Fire pit programming is, appropriately, one of the things that distinguishes Austin’s Food & Wine Festival from the other festivals Food & Wine puts on across the world. This open fire spectacle grows a bit more each year, and has been known to include contraptions like turkey swings, a corned beef pulley system, and a rotisserie fire truck. This year, we’re especially looking forward to honey jalapeño lamb pops from Wayne Mueller (Louis Mueller Barbecue, Taylor), Oaxacan chicken tacos from Billy Durney (Hometown Bar-B-Que, Brooklyn), BBQ spare ribs from Rodney Scott (Rodney Scott’s BBQ, Charleston), Bissonnette’s fire pit paella, and a whole hog roasted by Parkside’s executive chef, Jennifer Nyugen.

Next-Level Activations

These days, brands are using super creative ways of standing out, especially at food festivals like AFWF. Those who attend the weekend’s daytime events can experience Monkey Shoulder’s Monkey Contraption, a massive device that resembles a cement mixer, but with a cocktail shaker in lieu of a drum.

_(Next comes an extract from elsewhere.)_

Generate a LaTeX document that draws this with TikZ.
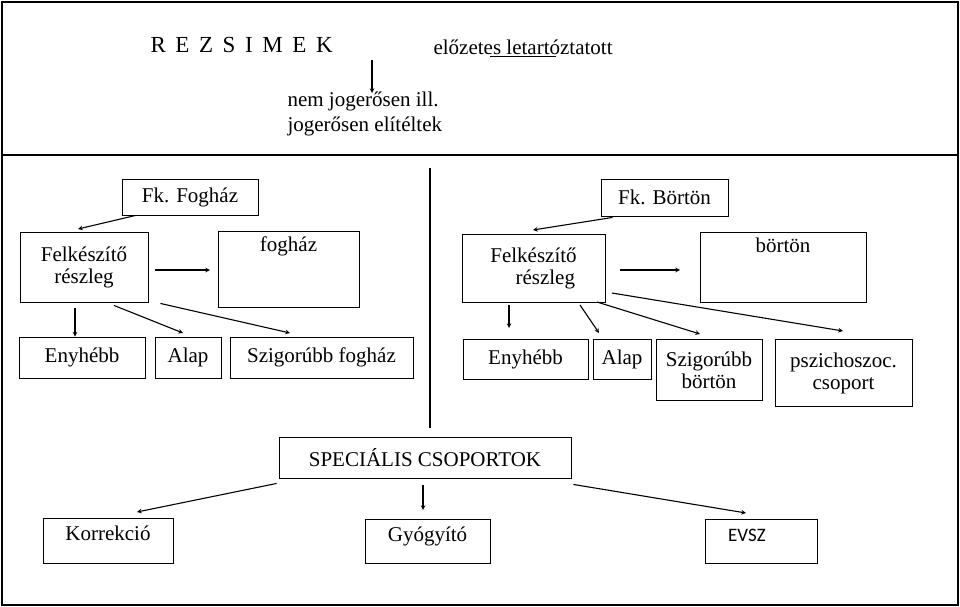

Glenfiddich will be pouring three different whiskies inside its Experimental Dome, which features a vapro station that challenges the perception of smell. In true irreverent form, Hendrick’s Gin will be shaking things up with a three-story contraption called the Most Utterly Inefficient Cocktail Bar. Winemaker Fintan du Fresne will bring his Malene 1969 Airstream to town from San Luis Obispo, serving rosé on tap from the Santa Ynez Valley.